Hegel knüpft damit an Kants transzendentale Dialektik an, die sich jedoch einer solchen entgegenstellt, die rein mit formaler Logik arbeitet (wie Hegel später). Laut Kant produziere dieses „Blendwerk“ lediglich Antinomien (wie Paradoxa). Diese Antinomien möchte Hegel gerade dialektisch aufheben und auf einer höheren Ebene vereinen. Dieses Ziel findet häufige Kritik: Adorno entwickelt darauf bezogen z. B. im 20. Jahrhundert seine „negative Dialektik“, die nicht mehr danach strebt, Widersprüche auf höherer Ebene zu vereinen, sondern sie unverträglich nebeneinander koexistieren zu lassen.
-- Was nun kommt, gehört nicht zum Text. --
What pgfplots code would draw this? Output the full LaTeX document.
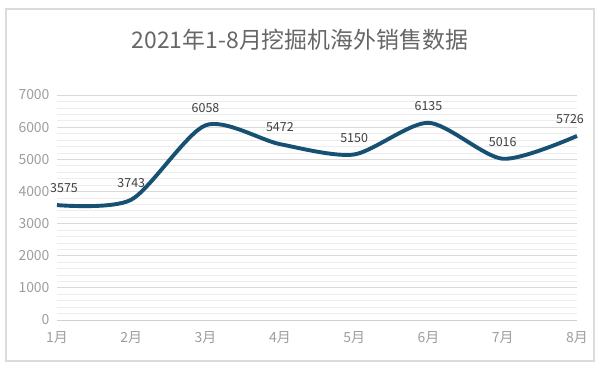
\documentclass[border=0pt]{standalone}
\usepackage{fontspec}
\setmainfont{Noto Sans CJK SC}
\usepackage{pgfplots}
\pgfplotsset{compat=1.18}
\definecolor{linec}{RGB}{22,80,114}
\begin{document}
\begin{tikzpicture}
\useasboundingbox (0bp,0bp) rectangle (600bp,370bp);
\draw[draw=black!14, line width=1.2bp, fill=white] (6bp,9bp) rectangle (594bp,361bp);
\node[text=black!60, font=\fontsize{23}{27}\selectfont] at (300bp,330bp) {2021年1-8月挖掘机海外销售数据};
\begin{axis}[
  at={(57bp,50bp)}, anchor=south west,
  scale only axis, width=520bp, height=225bp,
  xmin=0, xmax=7, ymin=0, ymax=7000,
  xtick={0,...,7}, xticklabels={1月,2月,3月,4月,5月,6月,7月,8月},
  ytick={0,1000,...,7000}, minor y tick num=4,
  ymajorgrids, yminorgrids,
  major grid style={draw=black!15, line width=0.8bp},
  minor grid style={draw=black!7, line width=0.6bp},
  axis x line*=bottom, axis y line*=left,
  y axis line style={draw=none},
  x axis line style={draw=black!18, line width=1bp, -},
  major tick length=0pt, minor tick length=0pt,
  tick style={draw=none},
  ticklabel style={text=black!38, font=\fontsize{14}{16}\selectfont},
  yticklabel style={xshift=-4bp},
  xticklabel style={yshift=-8bp},
  /pgf/number format/1000 sep={},
  /pgf/number format/assume math mode=true,
  clip=false,
]
\addplot[linec, line width=3.9bp, smooth, tension=0.45,
  nodes near coords,
  every node near coord/.append style={text=black!75, font=\fontsize{12.5}{14}\selectfont, yshift=7bp},
  coordinate style/.condition={x==0}{xshift=7bp},
  coordinate style/.condition={x==7}{xshift=-7bp},
] coordinates {(0,3575) (1,3743) (2,6058) (3,5472) (4,5150) (5,6135) (6,5016) (7,5726)};
\end{axis}
\end{tikzpicture}
\end{document}
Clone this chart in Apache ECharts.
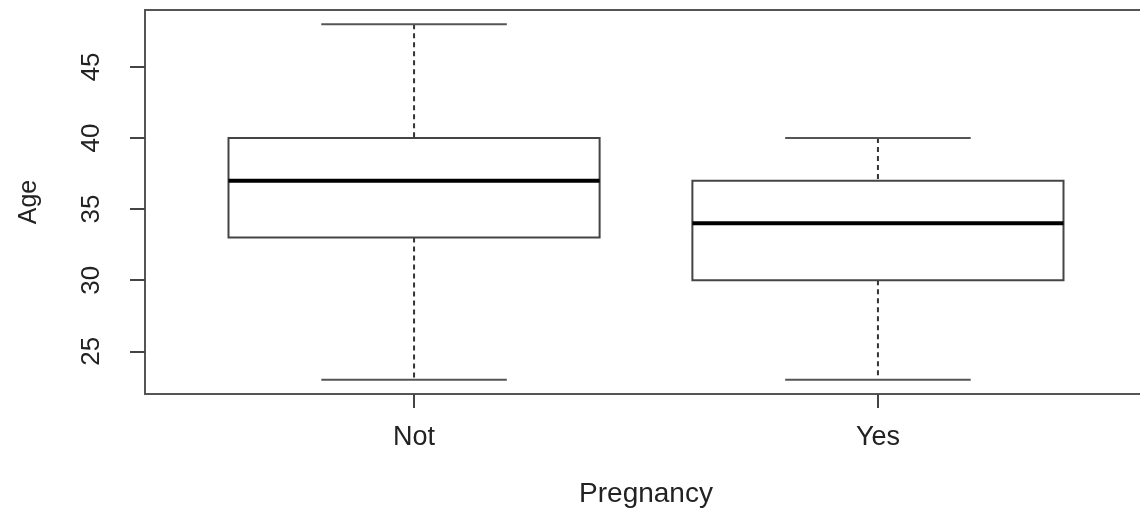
<!DOCTYPE html>
<html>
<head>
<meta charset="utf-8">
<script src="https://cdn.jsdelivr.net/npm/echarts@6/dist/echarts.min.js"></script>
<style>
html,body{margin:0;padding:0;background:#fff;}
#main{width:1140px;height:508px;}
</style>
</head>
<body>
<div id="main"></div>
<script>
// Data
var categories = ['Not', 'Yes'];
var lowerWhisker = [23, 23];
var q1 = [33, 30];
var median = [37, 34];
var q3 = [40, 37];
var upperWhisker = [48, 40];
var yTicks = [25, 30, 35, 40, 45];
var xTicks = [1, 2];

var data = categories.map(function (c, i) {
  return [i + 1, lowerWhisker[i], q1[i], median[i], q3[i], upperWhisker[i]];
});

var FONT = 'Liberation Sans';
var chart = echarts.init(document.getElementById('main'), null, {renderer: 'canvas'});

function renderItem(params, api) {
  var x = api.value(0);
  var lo = api.coord([x, api.value(1)]);
  var b1 = api.coord([x, api.value(2)]);
  var md = api.coord([x, api.value(3)]);
  var b3 = api.coord([x, api.value(4)]);
  var hi = api.coord([x, api.value(5)]);
  var boxW = api.size([0.8, 0])[0];
  var capW = api.size([0.4, 0])[0];
  var cx = lo[0];
  var dash = {stroke: '#333', lineWidth: 2, lineDash: [5, 4]};
  var cap = {stroke: '#555', lineWidth: 2};
  return {
    type: 'group',
    children: [
      {type: 'line', shape: {x1: cx, y1: hi[1], x2: cx, y2: b3[1]}, style: dash},
      {type: 'line', shape: {x1: cx, y1: b1[1], x2: cx, y2: lo[1]}, style: dash},
      {type: 'line', shape: {x1: cx - capW / 2, y1: hi[1], x2: cx + capW / 2, y2: hi[1]}, style: cap},
      {type: 'line', shape: {x1: cx - capW / 2, y1: lo[1], x2: cx + capW / 2, y2: lo[1]}, style: cap},
      {type: 'rect', shape: {x: cx - boxW / 2, y: b3[1], width: boxW, height: b1[1] - b3[1]},
        style: {fill: '#fff', stroke: '#444', lineWidth: 2}},
      {type: 'line', shape: {x1: cx - boxW / 2, y1: md[1], x2: cx + boxW / 2, y2: md[1]},
        style: {stroke: '#000', lineWidth: 4}}
    ]
  };
}

chart.setOption({
  animation: false,
  backgroundColor: '#fff',
  grid: {left: 145, top: 10, right: -7, bottom: 114, show: true,
    outerBoundsMode: 'none', containLabel: false,
    borderColor: '#555', borderWidth: 2, backgroundColor: 'transparent'},
  xAxis: {
    type: 'value', min: 0.42, max: 2.58,
    splitLine: {show: false},
    axisLine: {show: false},
    axisTick: {show: true, length: 14, customValues: xTicks, lineStyle: {color: '#444', width: 2}},
    axisLabel: {customValues: xTicks, margin: 30, fontFamily: FONT, fontSize: 27, color: '#222',
      formatter: function (v) { return categories[Math.round(v) - 1] || ''; }},
    name: 'Pregnancy', nameLocation: 'middle', nameGap: 86,
    nameTextStyle: {fontFamily: FONT, fontSize: 28, color: '#222'}
  },
  yAxis: {
    type: 'value', min: 22, max: 49,
    splitLine: {show: false},
    axisLine: {show: false},
    axisTick: {show: true, length: 15, customValues: yTicks, lineStyle: {color: '#444', width: 2}},
    axisLabel: {customValues: yTicks, rotate: 90, margin: 40, fontFamily: FONT, fontSize: 26, color: '#222'},
    name: 'Age', nameLocation: 'middle', nameRotate: 90, nameGap: 103,
    nameTextStyle: {fontFamily: FONT, fontSize: 25, color: '#222'}
  },
  series: [{
    type: 'custom',
    renderItem: renderItem,
    encode: {x: 0, y: [1, 2, 3, 4, 5]},
    data: data,
    clip: false
  }]
});
</script>
</body>
</html>
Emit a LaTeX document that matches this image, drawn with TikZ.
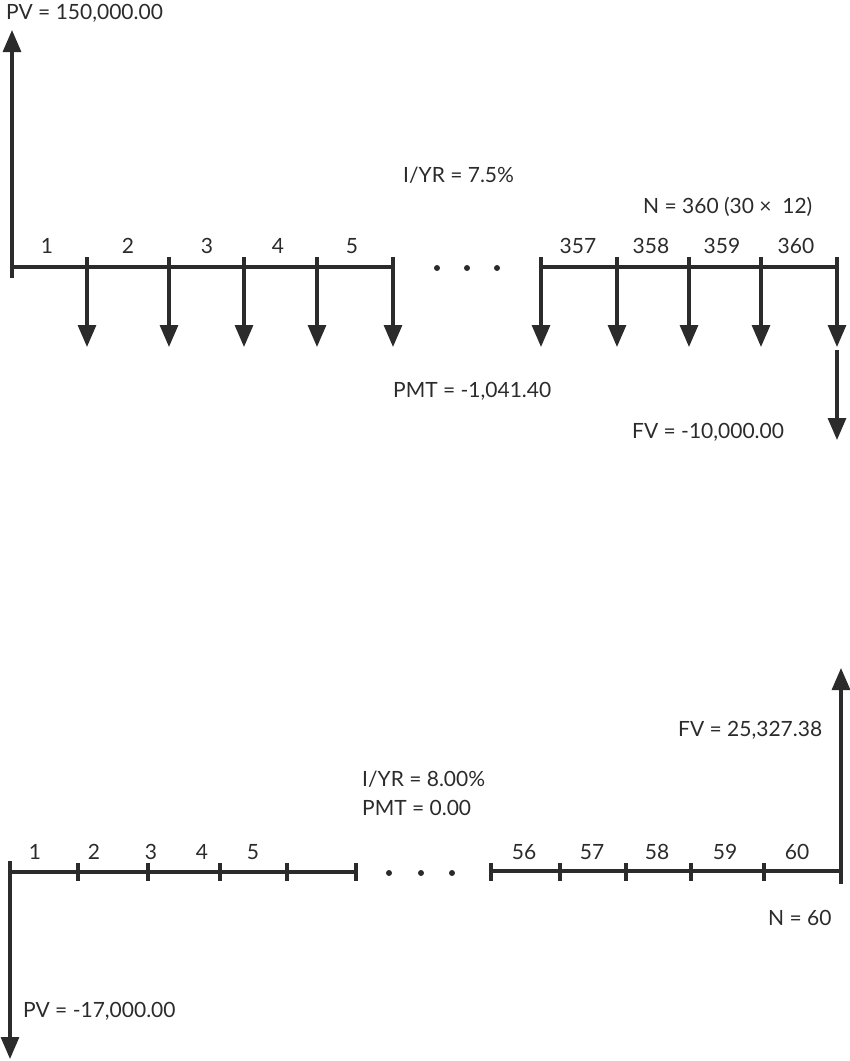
\documentclass[tikz,border=0pt]{standalone}
\usepackage{fontspec}
\setmainfont{Lato}
\usetikzlibrary{arrows.meta}
\definecolor{ink}{HTML}{2B2B2B}
\tikzset{
  line/.style={draw=ink, line width=3.2pt},
  flow/.style={line, -{Triangle[width=18pt,length=22pt]}},
  lbl/.style={text=ink, font=\fontsize{21}{25}\selectfont, inner sep=0pt},
}
\begin{document}
\begin{tikzpicture}[x=1pt,y=-1pt]
\useasboundingbox (0,0) rectangle (850,1061);
% top: loan timeline
\coordinate (pvs) at (12,278);
\coordinate (pve) at (12,30);
\draw[flow] (pvs) -- (pve);
\node[lbl, anchor=base west] (pvtop) at (6,19) {PV = 150,000.00};
\coordinate (a0) at (11,267);
\coordinate (a5) at (393,267);
\draw[line] (a0) -- (a5);
\coordinate (b0) at (541,267);
\coordinate (b4) at (837,267);
\draw[line] (b0) -- (b4);
\foreach \i/\x in {1/87, 2/169, 3/244, 4/317, 5/393, 6/541, 7/617, 8/689, 9/761, 10/837} {
  \coordinate (p\i) at (\x,257);
  \coordinate (q\i) at (\x,347);
  \draw[flow] (p\i) -- (q\i);
}
\foreach \x/\t in {47/1, 128/2, 207/3, 278/4, 352/5, 578/357, 651/358, 722/359, 796/360}
  \node[lbl, anchor=base] (n\t) at (\x,253) {\t};
\foreach \x in {437, 467, 497}
  \fill[ink] (\x,268) circle (3pt);
\coordinate (fvs) at (837,350);
\coordinate (fve) at (837,440);
\draw[flow] (fvs) -- (fve);
\node[lbl, anchor=base west] (iyr) at (403,182) {I/YR = 7.5\%};
\node[lbl, anchor=base west] (ntop) at (643,213) {N = 360 (30 ×\ \ 12)};
\node[lbl, anchor=base west] (pmt) at (393,397) {PMT = -1,041.40};
\node[lbl, anchor=base west] (fvtop) at (632,438) {FV = -10,000.00};

% bottom: savings timeline
\coordinate (c0) at (10,872);
\coordinate (c5) at (356,872);
\draw[line] (c0) -- (c5);
\coordinate (d0) at (491,871);
\coordinate (d5) at (841,871);
\draw[line] (d0) -- (d5);
\foreach \i/\x in {1/78, 2/148, 3/220, 4/287, 5/356, 6/491, 7/560, 8/626, 9/691, 10/764} {
  \coordinate (u\i) at (\x,863);
  \coordinate (v\i) at (\x,881);
  \draw[line] (u\i) -- (v\i);
}
\foreach \x/\t in {35/1, 94/2, 151/3, 202/4, 253/5, 524/56, 592/57, 657/58, 725/59, 797/60}
  \node[lbl, anchor=base] (m\t) at (\x,859) {\t};
\foreach \x in {389, 421, 452}
  \fill[ink] (\x,873) circle (3pt);
\coordinate (fbs) at (841,884);
\coordinate (fbe) at (841,668);
\draw[flow] (fbs) -- (fbe);
\coordinate (pbs) at (10,861);
\coordinate (pbe) at (10,1059);
\draw[flow] (pbs) -- (pbe);
\node[lbl, anchor=base west] (fvbot) at (678,736) {FV = 25,327.38};
\node[lbl, anchor=base west] (iyrb) at (362,786) {I/YR = 8.00\%};
\node[lbl, anchor=base west] (pmtb) at (362,815) {PMT = 0.00};
\node[lbl, anchor=base west] (nbot) at (768,925) {N = 60};
\node[lbl, anchor=base west] (pvbot) at (23,1017) {PV = -17,000.00};
\end{tikzpicture}
\end{document}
Das Wissen um die Gegensätze ist für ihn zentraler als eine alles einende Synthese zu erarbeiten. Auch Marx und Engels, ursprünglich Hegel-Anhänger, entwickeln in Abgrenzung zu Hegel eine materialistische Dialektik, in der sich die materielle Welt dialektisch entfaltet und dadurch erst auch unser Denken (bei Hegel umgekehrt). Gegensätze bleiben hier als „Triebkraft der Entwicklung“ ebenfalls unversöhnt in der materiellen Welt.

Teils wird die Dialektik als generelle Methode abgelehnt; Popper z. B. stößt sich an der Absolutheit, die Hegels Dialektikbegriff in Bezug auf Wahrheit ausmacht. Er plädiert stattdessen für das „trial and error“-Verfahren: Dabei wird von einer Prämisse oder einem Phänomen ausgehend deren Erklärung versucht und im nächsten Schritt aber genau dieser Prozess direkt auf Fehler oder Ungereimtheiten geprüft. Darauf basierend wird eine neue Erklärung gewagt, die wiederum direkt auf Fehler geprüft wird usw. Für Poppers ist also lediglich ein fortlaufendes Annähern an die Wahrheit durch konstante und immer diffizilere Fehlerkorrektur möglich. Eine absolute Wahrheit ist in seiner Dialektik unerreichbar. Einzig, was alle Begriffe verbindet: ihr prozesshafter Charakter.